During 'Cosmos' Episodes, Fox Affiliates Keep Replacing Evolution References With Random PSAs

Since Neil deGrasse Tyson's Cosmos: A Spacetime Odyssey premiered in March, the show has been slammed by creationists. In mid-March, a Fox TV affiliate in Oklahoma interrupted a portion of Cosmos and aired a news promo over a segment in which Tyson referenced evolution. Now, it looks like a similar incident occurred during last Sunday's episode, during which another portion on evolution was interrupted, this time by a PSA on seatbelt safety. The station airing the program was WVUE, New Orleans' Fox network affiliate.

Fox Tweeted an apology, and WVUE president Sandy Breland told Nova: "It was a mistake. We certainly regret the error." They plan to re-air the episode Thursday. Was it a coincidence? We'll never know, but what we do know is that Cosmos just can't seem to catch a break. Here are some of the major struggles the show has faced since debuting not even two months ago...
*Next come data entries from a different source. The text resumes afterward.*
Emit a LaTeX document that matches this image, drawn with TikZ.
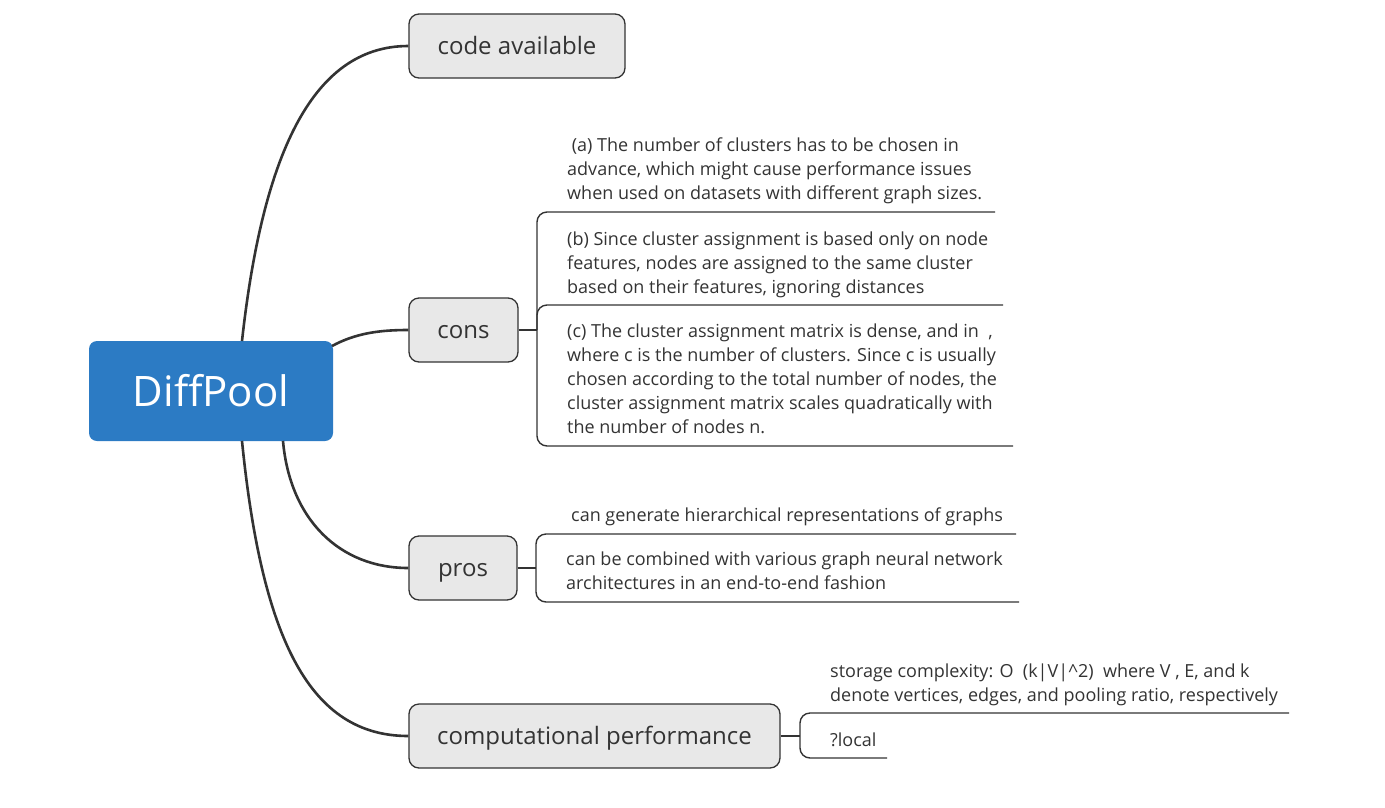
\documentclass[tikz,border=0pt]{standalone}
\usepackage{fontspec}
\setmainfont{Open Sans}
\definecolor{rootblue}{HTML}{2C7BC4}
\definecolor{topicgray}{HTML}{E8E8E8}
\definecolor{ink}{HTML}{333333}
\newcommand{\mylines}[1]{\begin{tabular}[t]{@{}l@{}}#1\end{tabular}}
\tikzset{
  rootbox/.style={rectangle, rounded corners=8pt, fill=rootblue, text=white, minimum width=244pt, minimum height=100pt, inner sep=0pt, font=\fontsize{42}{50}\selectfont},
  topicbox/.style={rectangle, rounded corners=10pt, fill=topicgray, draw=ink, line width=1.3pt, text=ink, minimum height=64pt, inner sep=0pt, text height=20pt, text depth=3pt, font=\fontsize{24}{29}\selectfont},
  subtext/.style={anchor=base west, inner sep=0pt, text=ink, font=\fontsize{18}{24}\selectfont},
  branch/.style={draw=ink, line width=2.6pt},
  bracket/.style={draw=ink, line width=1.4pt, rounded corners=10pt},
  joiner/.style={draw=ink, line width=1.4pt},
}
\begin{document}
\begin{tikzpicture}[x=1pt,y=-1pt]
\useasboundingbox (0,0) rectangle (1385,807);
% topics
\node[rootbox] (root) at (211,391) {DiffPool};
\node[topicbox, minimum width=216pt] (code) at (517,46) {code available};
\node[topicbox, minimum width=109pt] (cons) at (463.5,330) {cons};
\node[topicbox, minimum width=108pt] (pros) at (463,568) {pros};
\node[topicbox, minimum width=371pt] (comp) at (594.5,736) {computational performance};
% main branches
\coordinate (r1) at (242,341);
\coordinate (r2) at (332,346);
\coordinate (r3) at (283,441);
\coordinate (r4) at (242,441);
\draw[branch] (r1) .. controls (262,160) and (310,46) .. (code.west);
\draw[branch] (r2) .. controls (356,333) and (380,330) .. (cons.west);
\draw[branch] (r3) .. controls (290,520) and (340,568) .. (pros.west);
\draw[branch] (r4) .. controls (262,640) and (310,736) .. (comp.west);
% cons subtopics
\node[subtext] (ca) at (567,151) {\mylines{\ (a) The number of clusters has to be chosen in\\ advance, which might cause performance issues\\ when used on datasets with different graph sizes.}};
\node[subtext] (cb) at (567,245) {\mylines{(b) Since cluster assignment is based only on node\\ features, nodes are assigned to the same cluster\\ based on their features, ignoring distances}};
\node[subtext] (cc) at (567,337) {\mylines{(c) The cluster assignment matrix is dense, and in\ \ ,\\ where c is the number of clusters. Since c is usually\\ chosen according to the total number of nodes, the\\ cluster assignment matrix scales quadratically with\\ the number of nodes n.}};
\coordinate (consj) at (537,330);
\draw[bracket] (995,212) -- (537,212) -- (537,446) -- (1013,446);
\draw[bracket] (1003,305) -- (537,305) -- (consj);
\draw[joiner] (cons.east) -- (consj);
% pros subtopics
\node[subtext] (pa) at (571,521) {can generate hierarchical representations of graphs};
\node[subtext] (pb) at (566,565) {\mylines{can be combined with various graph neural network\\ architectures in an end-to-end fashion}};
\coordinate (prosj) at (536,568);
\draw[bracket] (1016,534) -- (536,534) -- (536,602) -- (1019,602);
\draw[joiner] (pros.east) -- (prosj);
% computational performance subtopics
\node[subtext] (sa) at (830,677) {\mylines{storage complexity: O\ \ (k|V|\^{}2)\ \ where V , E, and k\\ denote vertices, edges, and pooling ratio, respectively}};
\node[subtext] (sb) at (830,746) {?local};
\coordinate (compj) at (800,736);
\draw[bracket] (1289,713) -- (800,713) -- (800,758) -- (887,758);
\draw[joiner] (comp.east) -- (compj);
\end{tikzpicture}
\end{document}
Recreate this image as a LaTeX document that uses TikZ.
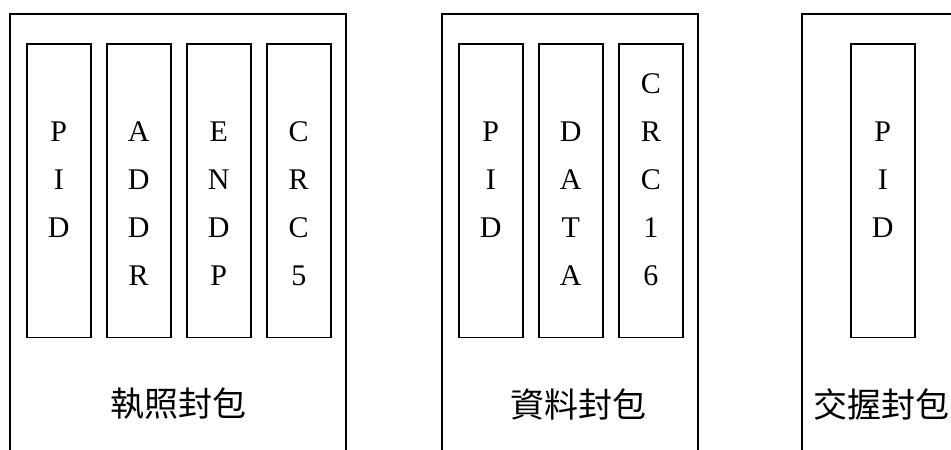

Attacks From the Discovery Institute

The Discovery Institute is an organization whose mission is to defend religion against scientific explanations, and its members have been very vocal about Cosmos. Senior fellow Jay Richards told the Federalist:

The series is sullied by the unscientific agendas of its producers.

This may have been inevitable. Cosmos is a reboot of the 1980 PBS series of the same name, hosted by late astronomer and atheist evangelist Carl Sagan. The Cosmos redux is hosted by American astronomer and Sagan disciple Neil deGrasse Tyson, with help from Sagan’s widow Ann Druyan and Seth MacFarlane, creator of the vulgar animated series Family Guy and American Dad! The atheist MacFarlane is one of Christianity’s not-so-cultured despisers, so I expected a lot of bad materialist philosophy and shots at Christianity and religion. What I did not expect was the mistreatment of history.

And the Institute's Casey Luskin has accused the show of engaging in "attempts to persuade people of both evolutionary scientific views and larger materialistic evolutionary beliefs, not just by the force of the evidence, but by rhetoric and emotion, and especially by leaving out important contrary arguments and evidence."

Climate Change Is Another Touchy Subject

As if the whole evolution debate weren't enough, creationists also take issue with the subject climate change. Jeff Meyer writes on News Busters:

In its first episode, the rebooted “Cosmos” series took a cheap shot at religious individuals by featuring cartoonish churchmen as cartoon villains. While we shouldn’t be shocked that Mr. Tyson made anti-religious comments, one would think that Mr. Meyers would want to walk a fine line as his show just premiered on NBC. Instead, Meyers and deGrasse Tyson chose to take a cheap shot at religious people and claim they don't believe in science i.e. liberal causes like global warming.

According to this recent report, however, there is overwhelming evidence that climate change is no longer just a "liberal cause."

Creationists Are Demanding Equal Air Time

Danny Faulkner of Answers in Genesis went on The Janet Mefferd Show to voice his complaints about the lack of equal discussion on Cosmos :

I was struck in the first episode where [Tyson] talked about science and how, you know, all ideas are discussed, you know, everything is up for discussion –- it's all on the table -- and I thought to myself, 'No, consideration of special creation is definitely not open for discussion, it would seem.

Tyson addressed the request for equal air time in an interview with CNN, saying, "I think the media has to sort of come out of this ethos that I think was in principle a good one, but doesn't really apply in science.... You don't talk about the spherical earth with NASA and then say let's give equal time to the flat-earthers."

Good point. And while Tyson has addressed the deniers, he would rather not join them in the debate, unlike his predecessor, Carl Sagan. Tyson told Inquiring Minds, "Carl Sagan would debate people on all manner of issues. And I don't have the time or the energy or the interest in doing so. As an educator, I'd rather just get people thinking straight in the first place, so I don't have to then debate them later on."